English public schools (modern private schools) were the primary vehicle (except for the family) for transforming boys into men through a strict daily regimen, vigorous academic expectations, and rough-and-tumble free play. Headmasters and older students maintained order and discipline and were revered.
Rugby School is one of the oldest and most renowned public boarding schools. Memorialized in an 1857 book titled Tom Brown’s Schooldays, it shaped the religious, moral, and academic imagination of generations of students.

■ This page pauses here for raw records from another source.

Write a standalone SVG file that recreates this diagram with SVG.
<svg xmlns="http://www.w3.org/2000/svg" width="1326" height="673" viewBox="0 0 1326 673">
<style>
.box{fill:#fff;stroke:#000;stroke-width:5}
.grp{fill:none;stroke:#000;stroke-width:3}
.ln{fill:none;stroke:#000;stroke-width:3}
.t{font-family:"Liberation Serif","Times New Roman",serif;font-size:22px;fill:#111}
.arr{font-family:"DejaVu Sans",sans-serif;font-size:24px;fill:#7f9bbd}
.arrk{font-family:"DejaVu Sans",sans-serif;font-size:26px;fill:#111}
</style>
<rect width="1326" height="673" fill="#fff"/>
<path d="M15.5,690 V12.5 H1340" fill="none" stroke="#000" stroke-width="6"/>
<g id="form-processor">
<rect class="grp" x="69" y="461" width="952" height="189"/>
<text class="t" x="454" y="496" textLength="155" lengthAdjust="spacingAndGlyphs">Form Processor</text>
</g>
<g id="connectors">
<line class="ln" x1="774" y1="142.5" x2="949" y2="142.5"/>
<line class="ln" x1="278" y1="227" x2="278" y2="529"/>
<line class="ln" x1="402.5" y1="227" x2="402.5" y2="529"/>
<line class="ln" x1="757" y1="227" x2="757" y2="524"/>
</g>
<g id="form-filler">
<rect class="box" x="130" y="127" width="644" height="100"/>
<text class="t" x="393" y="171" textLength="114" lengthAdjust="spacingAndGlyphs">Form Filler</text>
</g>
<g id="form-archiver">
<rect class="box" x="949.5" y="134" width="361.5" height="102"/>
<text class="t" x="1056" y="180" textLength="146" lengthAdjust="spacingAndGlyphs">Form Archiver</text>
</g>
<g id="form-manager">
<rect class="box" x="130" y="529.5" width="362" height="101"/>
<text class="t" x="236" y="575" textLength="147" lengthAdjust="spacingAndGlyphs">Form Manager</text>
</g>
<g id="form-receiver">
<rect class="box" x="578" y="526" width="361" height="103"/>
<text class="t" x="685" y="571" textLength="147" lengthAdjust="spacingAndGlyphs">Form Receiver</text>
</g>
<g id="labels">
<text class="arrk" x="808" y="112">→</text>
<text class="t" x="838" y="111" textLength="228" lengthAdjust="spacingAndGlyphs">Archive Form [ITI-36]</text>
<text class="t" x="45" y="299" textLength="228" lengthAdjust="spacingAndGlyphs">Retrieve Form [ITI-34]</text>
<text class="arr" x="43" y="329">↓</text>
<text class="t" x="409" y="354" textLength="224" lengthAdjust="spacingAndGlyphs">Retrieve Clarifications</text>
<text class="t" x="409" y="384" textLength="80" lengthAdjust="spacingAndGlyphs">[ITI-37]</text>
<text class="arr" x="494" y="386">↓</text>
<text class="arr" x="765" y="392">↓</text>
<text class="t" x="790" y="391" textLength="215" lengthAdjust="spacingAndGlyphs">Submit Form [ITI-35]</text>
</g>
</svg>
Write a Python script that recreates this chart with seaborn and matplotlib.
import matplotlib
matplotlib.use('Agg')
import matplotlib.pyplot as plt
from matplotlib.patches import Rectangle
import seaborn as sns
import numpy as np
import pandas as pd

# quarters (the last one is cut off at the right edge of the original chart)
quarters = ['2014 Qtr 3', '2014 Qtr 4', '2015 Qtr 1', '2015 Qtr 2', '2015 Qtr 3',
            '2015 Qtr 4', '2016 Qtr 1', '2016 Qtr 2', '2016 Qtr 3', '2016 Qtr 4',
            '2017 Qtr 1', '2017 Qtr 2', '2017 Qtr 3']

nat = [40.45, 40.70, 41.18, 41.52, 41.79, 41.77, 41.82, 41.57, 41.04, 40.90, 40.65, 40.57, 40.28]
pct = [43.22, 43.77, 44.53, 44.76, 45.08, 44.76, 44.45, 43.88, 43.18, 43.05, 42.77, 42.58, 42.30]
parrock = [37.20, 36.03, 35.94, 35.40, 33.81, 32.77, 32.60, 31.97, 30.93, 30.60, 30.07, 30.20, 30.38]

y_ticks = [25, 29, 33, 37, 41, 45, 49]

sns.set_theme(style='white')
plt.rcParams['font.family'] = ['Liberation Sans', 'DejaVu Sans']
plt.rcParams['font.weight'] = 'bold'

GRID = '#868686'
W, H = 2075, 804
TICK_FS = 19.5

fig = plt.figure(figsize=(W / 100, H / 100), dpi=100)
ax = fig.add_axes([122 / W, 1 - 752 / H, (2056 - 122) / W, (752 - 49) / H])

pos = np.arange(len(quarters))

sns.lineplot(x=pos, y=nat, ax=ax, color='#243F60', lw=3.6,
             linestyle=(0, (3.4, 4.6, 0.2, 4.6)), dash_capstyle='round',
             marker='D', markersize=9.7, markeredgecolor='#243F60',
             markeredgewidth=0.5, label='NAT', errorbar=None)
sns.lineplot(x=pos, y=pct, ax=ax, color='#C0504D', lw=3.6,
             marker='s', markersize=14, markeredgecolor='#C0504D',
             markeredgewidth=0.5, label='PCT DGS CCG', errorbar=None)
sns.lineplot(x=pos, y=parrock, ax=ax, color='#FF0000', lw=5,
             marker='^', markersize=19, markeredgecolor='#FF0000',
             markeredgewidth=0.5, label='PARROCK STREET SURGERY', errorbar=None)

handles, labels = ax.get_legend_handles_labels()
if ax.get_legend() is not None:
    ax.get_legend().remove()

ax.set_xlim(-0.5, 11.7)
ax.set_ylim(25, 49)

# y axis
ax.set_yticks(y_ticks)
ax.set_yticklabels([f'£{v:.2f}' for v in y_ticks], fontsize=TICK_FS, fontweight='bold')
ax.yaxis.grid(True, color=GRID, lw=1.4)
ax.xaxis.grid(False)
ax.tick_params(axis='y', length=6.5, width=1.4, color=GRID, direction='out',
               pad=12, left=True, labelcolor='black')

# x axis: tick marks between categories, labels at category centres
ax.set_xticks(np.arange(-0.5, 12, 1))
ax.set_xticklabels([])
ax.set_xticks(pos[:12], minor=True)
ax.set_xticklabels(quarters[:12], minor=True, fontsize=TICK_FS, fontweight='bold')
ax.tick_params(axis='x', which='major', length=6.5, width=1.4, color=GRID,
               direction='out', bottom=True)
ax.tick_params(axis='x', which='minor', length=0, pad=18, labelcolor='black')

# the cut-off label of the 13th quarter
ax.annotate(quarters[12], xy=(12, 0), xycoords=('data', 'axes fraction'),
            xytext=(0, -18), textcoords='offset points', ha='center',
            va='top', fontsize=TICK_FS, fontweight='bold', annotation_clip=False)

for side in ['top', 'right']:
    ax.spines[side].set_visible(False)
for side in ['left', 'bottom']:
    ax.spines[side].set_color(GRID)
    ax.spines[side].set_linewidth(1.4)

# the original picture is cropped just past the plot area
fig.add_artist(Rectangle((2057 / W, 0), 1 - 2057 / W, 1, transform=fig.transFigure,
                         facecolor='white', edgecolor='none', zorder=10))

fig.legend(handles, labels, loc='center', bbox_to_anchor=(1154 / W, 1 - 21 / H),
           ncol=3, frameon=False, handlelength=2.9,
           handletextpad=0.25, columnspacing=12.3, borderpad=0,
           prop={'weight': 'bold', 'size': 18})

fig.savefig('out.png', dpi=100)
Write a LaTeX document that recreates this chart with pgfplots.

Although the book is based on a real school under the consequential headmaster, Thomas Arnold, the author Thomas Hughes (a former student of the school) follows the life and development of a fictional boy named Tom Brown. The boy is representative of a host of young men who benefited from such schools.
Tom Brown began his school days at Rugby as a tender pre-teen. His father encouraged him to stand against bullies and say his prayers. We see Tom Brown grow up within the school’s thick culture, norms, and social life. He is awed by sixth-form young men (student leaders) who govern the school. He serves the older boys, makes friends, and struggles to maintain his honor against a bully, an evil older student, who holds him over a fire.
As Tom develops courage and leadership skills, he also becomes a rule breaker, jeopardizing his future at the school. The wise headmaster looks out for him and believes he needs a younger student to look after and guide, if he is to overcome his rebellious ways.
The book offers a behind-the-scenes look at how boys became men in the forge of an Anglican boarding school, where students received a classical education, as well as instruction in the Christian religion and gentlemanly conduct.
Tom Brown became a mature leader. This book shows how it happened.
Today, parents face an even greater challenge in their quest to help their kids become responsible adults. There is delayed adulthood. Also, smartphones, social media, and now AI have made a generation of young people anxious and depressed. This is documented in Jonathan Haidt’s best-selling book.
What can be done? Children need more parental involvement, real-world experiences (and fewer virtual ones), a quality education, a Bible-believing church community, and physical challenges.
Tom Brown’s Schooldays paints a picture of what it looked like to become a responsible adult. It was not a perfect system. There were risks, difficulties, and bullies. However, the challenges, instruction, and experiences made many forever grateful.